==== DATA EXCERPTS

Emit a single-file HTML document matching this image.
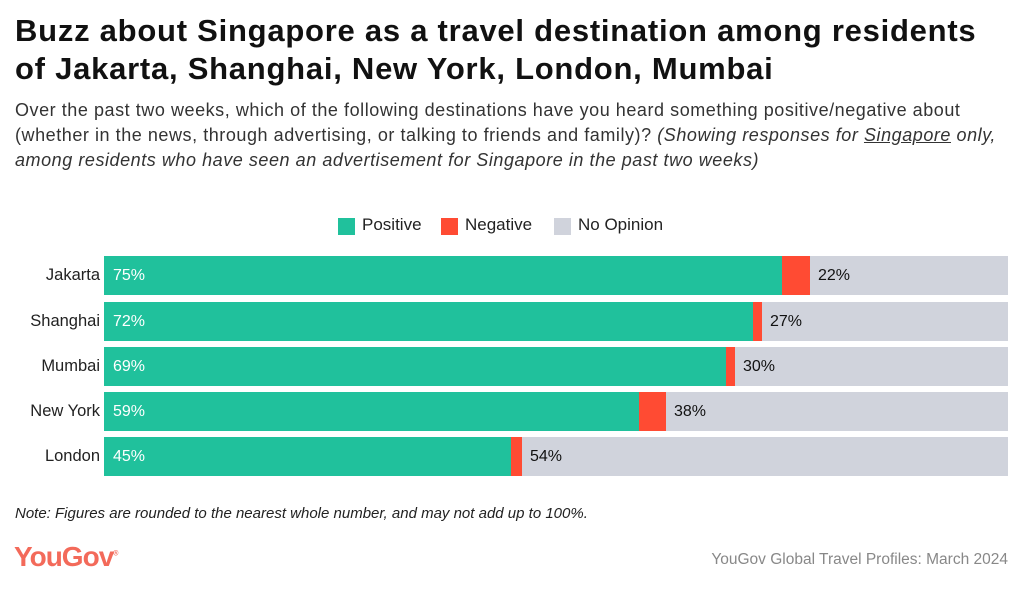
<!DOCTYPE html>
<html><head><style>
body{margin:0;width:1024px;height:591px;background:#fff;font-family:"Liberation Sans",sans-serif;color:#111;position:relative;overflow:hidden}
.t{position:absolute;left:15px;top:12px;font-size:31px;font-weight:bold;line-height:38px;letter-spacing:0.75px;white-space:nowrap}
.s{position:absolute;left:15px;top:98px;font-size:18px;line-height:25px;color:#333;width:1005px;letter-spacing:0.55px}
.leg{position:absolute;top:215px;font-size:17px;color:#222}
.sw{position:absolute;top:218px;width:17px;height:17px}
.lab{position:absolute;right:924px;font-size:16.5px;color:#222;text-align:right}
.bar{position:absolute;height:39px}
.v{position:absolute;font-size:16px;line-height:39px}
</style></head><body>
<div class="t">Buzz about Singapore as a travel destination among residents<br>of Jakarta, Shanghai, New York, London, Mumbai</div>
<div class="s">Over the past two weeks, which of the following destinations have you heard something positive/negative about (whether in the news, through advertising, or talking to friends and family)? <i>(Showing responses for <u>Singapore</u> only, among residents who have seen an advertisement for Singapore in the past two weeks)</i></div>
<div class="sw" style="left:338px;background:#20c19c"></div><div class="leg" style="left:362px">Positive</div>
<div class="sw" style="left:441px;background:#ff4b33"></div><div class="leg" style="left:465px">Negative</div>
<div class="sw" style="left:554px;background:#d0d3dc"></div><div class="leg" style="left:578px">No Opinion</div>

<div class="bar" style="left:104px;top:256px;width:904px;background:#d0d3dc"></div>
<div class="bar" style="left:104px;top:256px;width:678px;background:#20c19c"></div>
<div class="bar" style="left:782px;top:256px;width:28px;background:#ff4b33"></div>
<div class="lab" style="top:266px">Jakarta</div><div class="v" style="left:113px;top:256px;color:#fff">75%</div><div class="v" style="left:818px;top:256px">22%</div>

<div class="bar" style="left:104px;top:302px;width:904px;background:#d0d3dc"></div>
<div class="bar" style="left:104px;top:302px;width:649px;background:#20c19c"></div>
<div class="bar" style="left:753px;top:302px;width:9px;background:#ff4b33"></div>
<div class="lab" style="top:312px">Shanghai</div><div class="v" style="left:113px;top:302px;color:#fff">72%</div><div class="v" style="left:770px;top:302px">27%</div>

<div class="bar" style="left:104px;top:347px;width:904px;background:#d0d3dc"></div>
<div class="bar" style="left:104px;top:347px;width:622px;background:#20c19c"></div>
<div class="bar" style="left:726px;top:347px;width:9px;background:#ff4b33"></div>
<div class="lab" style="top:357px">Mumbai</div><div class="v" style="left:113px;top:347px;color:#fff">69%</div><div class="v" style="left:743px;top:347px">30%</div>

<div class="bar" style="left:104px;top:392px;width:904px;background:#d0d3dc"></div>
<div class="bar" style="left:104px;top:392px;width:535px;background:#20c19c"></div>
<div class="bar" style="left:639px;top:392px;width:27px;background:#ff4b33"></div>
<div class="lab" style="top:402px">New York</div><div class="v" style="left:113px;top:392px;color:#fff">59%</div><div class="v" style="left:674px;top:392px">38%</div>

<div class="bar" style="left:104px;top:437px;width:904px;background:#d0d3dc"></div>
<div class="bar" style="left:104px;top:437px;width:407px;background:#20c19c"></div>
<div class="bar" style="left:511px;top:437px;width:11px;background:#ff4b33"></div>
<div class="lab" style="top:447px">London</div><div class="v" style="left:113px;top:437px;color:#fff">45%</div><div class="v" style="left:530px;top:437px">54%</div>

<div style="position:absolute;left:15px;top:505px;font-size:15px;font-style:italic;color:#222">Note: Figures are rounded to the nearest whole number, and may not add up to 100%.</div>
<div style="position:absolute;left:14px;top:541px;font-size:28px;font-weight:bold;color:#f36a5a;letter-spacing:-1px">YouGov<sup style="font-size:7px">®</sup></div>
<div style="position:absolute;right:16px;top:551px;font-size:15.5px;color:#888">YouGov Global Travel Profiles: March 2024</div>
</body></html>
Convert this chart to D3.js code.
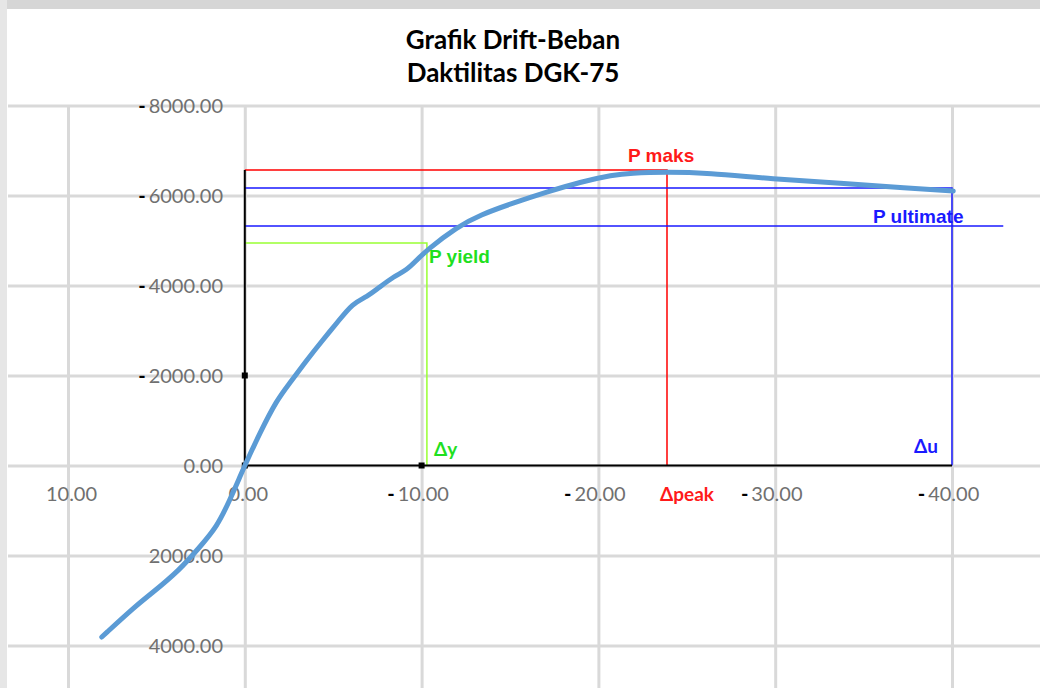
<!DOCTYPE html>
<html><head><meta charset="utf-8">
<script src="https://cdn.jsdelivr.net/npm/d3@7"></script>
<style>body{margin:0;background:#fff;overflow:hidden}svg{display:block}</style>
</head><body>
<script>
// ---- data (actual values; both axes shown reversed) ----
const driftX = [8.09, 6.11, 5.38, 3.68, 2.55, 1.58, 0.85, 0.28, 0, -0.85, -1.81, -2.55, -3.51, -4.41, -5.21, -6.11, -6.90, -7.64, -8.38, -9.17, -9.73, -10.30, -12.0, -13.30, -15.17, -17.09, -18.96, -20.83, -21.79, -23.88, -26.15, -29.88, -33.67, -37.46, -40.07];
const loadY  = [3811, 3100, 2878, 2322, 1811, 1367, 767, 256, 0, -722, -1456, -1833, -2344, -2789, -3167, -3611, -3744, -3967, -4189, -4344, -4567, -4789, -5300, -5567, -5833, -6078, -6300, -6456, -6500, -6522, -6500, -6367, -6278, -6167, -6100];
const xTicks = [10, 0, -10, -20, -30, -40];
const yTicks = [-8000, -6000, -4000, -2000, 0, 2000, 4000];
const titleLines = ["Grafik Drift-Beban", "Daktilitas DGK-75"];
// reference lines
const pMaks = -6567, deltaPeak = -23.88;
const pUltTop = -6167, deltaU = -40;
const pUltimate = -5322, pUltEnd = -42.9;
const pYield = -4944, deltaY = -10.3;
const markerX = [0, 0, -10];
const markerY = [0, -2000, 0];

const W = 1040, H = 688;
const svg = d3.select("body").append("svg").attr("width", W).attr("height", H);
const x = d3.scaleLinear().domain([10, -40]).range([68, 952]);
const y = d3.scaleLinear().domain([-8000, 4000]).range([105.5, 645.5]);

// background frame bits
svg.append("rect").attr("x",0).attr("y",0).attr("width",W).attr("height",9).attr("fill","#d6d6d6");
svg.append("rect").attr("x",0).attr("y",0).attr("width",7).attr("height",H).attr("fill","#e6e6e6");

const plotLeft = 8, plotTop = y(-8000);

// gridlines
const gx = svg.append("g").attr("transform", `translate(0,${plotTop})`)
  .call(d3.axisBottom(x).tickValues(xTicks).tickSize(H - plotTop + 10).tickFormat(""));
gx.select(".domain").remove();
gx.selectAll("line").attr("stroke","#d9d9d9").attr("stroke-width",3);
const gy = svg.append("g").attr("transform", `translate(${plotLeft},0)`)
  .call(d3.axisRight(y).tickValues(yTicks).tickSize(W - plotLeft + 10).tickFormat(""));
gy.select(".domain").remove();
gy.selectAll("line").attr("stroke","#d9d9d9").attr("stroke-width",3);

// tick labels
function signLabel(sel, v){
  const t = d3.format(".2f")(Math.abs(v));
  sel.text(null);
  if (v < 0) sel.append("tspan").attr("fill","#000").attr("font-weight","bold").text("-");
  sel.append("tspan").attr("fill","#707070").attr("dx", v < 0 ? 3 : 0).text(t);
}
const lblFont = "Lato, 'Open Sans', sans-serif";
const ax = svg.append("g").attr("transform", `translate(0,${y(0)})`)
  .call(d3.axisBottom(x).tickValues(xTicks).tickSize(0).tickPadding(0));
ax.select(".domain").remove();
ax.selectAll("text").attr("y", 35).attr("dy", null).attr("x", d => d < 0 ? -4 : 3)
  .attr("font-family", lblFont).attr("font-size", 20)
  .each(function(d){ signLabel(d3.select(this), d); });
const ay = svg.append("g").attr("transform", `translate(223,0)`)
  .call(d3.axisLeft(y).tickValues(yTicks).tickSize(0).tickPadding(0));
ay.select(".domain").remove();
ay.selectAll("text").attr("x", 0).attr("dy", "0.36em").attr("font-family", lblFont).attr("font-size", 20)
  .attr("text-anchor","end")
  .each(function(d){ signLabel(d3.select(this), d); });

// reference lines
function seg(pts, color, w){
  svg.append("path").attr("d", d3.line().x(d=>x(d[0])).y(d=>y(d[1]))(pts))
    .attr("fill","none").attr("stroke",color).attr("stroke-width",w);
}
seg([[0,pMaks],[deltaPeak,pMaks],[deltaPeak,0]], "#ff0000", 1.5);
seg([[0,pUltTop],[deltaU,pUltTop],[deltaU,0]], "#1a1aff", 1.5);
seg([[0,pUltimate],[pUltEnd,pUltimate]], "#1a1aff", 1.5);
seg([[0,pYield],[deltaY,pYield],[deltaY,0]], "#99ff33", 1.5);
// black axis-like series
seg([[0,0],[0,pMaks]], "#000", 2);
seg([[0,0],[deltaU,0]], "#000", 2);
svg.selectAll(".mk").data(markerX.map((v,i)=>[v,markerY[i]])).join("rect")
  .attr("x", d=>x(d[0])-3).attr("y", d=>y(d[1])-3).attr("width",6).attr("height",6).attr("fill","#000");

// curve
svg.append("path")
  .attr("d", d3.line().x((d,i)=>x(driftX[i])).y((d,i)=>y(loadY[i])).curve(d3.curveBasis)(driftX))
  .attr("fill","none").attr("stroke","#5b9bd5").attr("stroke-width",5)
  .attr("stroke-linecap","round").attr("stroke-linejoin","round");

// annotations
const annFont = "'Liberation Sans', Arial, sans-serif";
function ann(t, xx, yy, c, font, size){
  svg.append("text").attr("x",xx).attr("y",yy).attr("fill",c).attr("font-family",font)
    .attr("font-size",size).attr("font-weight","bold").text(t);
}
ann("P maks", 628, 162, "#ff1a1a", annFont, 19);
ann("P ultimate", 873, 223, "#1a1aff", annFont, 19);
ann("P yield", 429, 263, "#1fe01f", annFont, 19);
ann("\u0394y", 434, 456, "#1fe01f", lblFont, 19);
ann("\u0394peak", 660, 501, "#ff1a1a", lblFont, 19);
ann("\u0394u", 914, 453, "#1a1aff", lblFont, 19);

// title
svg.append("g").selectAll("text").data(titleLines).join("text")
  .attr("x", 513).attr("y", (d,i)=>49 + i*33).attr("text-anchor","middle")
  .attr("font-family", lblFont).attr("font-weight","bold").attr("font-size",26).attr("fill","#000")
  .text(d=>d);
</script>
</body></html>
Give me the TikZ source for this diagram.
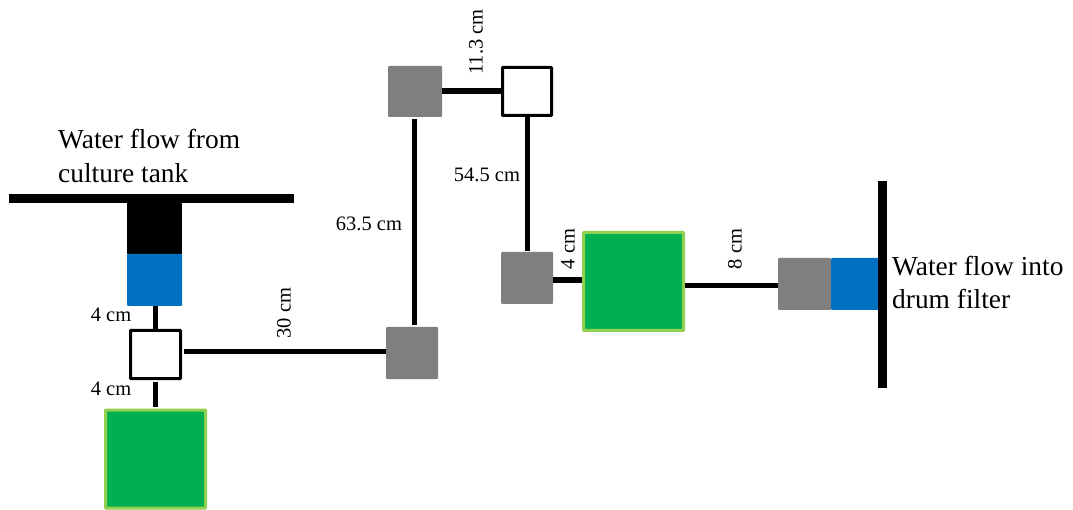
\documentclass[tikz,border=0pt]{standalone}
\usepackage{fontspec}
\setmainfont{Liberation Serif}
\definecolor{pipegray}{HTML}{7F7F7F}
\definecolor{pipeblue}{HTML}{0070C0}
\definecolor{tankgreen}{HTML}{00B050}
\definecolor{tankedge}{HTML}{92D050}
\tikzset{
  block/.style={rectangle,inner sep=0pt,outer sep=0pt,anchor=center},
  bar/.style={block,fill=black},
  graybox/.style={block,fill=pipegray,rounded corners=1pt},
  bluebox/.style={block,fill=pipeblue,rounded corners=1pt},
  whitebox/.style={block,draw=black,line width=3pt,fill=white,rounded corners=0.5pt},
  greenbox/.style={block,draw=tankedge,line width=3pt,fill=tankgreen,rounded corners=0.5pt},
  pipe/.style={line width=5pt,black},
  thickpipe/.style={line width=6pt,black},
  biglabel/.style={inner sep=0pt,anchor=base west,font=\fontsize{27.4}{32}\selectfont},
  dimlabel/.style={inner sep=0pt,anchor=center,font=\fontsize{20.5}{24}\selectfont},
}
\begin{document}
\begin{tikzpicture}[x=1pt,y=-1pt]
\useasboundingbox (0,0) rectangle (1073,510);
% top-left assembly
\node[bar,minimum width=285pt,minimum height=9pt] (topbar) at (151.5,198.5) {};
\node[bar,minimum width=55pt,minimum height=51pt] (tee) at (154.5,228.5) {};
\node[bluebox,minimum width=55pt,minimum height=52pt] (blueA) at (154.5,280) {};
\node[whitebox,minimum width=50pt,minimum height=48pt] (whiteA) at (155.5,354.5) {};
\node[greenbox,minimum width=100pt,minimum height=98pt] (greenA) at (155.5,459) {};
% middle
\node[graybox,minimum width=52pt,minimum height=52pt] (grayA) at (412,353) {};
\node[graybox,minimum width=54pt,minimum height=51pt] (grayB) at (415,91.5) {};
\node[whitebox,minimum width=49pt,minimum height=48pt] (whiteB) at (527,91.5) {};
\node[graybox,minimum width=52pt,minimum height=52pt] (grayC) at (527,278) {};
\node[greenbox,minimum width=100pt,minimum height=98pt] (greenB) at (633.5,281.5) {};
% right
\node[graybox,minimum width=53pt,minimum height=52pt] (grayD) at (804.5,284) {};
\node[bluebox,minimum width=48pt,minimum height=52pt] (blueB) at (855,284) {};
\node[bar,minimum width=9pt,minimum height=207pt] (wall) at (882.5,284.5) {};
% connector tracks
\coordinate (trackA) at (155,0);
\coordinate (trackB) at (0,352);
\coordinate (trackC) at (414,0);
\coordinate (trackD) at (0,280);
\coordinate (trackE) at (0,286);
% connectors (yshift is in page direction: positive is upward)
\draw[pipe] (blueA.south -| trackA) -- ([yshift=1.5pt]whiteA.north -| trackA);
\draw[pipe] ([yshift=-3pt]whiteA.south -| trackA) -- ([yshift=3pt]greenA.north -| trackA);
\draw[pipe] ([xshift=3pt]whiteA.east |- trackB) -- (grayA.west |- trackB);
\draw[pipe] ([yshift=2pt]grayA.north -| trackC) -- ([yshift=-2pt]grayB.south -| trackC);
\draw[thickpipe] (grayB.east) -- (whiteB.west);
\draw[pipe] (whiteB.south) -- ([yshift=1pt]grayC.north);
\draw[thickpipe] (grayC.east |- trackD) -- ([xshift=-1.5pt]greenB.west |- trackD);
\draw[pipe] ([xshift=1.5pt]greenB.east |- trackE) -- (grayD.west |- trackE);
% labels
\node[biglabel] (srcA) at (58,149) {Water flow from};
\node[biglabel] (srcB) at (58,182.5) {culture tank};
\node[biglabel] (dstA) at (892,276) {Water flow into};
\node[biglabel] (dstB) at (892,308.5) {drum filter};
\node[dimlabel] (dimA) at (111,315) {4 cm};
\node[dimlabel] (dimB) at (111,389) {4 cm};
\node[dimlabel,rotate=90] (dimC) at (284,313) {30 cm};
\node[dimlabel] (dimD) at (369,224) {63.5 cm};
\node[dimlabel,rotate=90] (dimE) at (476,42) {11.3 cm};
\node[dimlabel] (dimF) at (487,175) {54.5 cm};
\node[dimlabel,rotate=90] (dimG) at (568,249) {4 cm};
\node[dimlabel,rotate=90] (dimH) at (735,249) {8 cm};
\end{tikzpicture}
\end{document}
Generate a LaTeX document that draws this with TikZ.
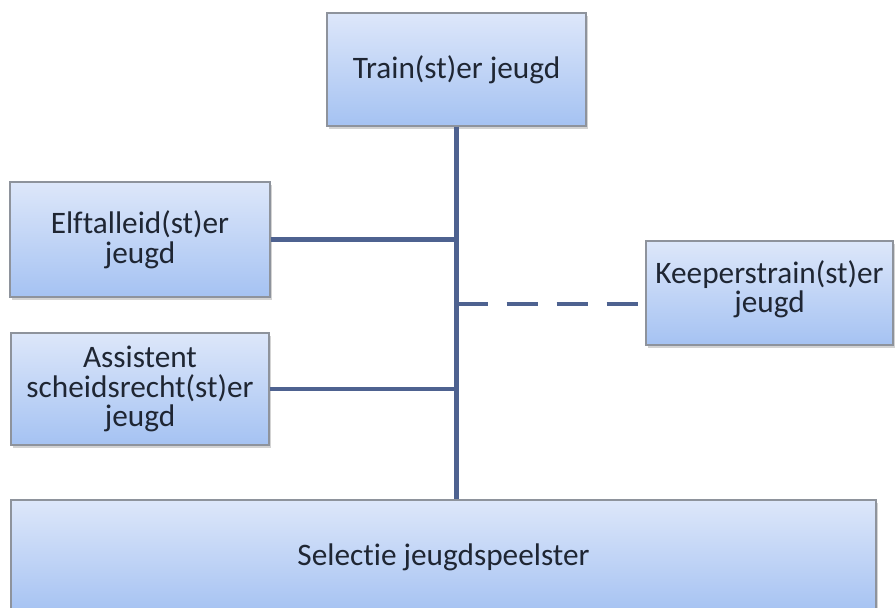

========

For each line above that contains the word "this", copy that line.

Emit a single-file HTML document matching this image.
Convert this chart to D3.js code.
  .each(function(d){ signLabel(d3.select(this), d); });
  .each(function(d){ signLabel(d3.select(this), d); });
Give me the TikZ source for this diagram.
Generate a LaTeX document that draws this with TikZ.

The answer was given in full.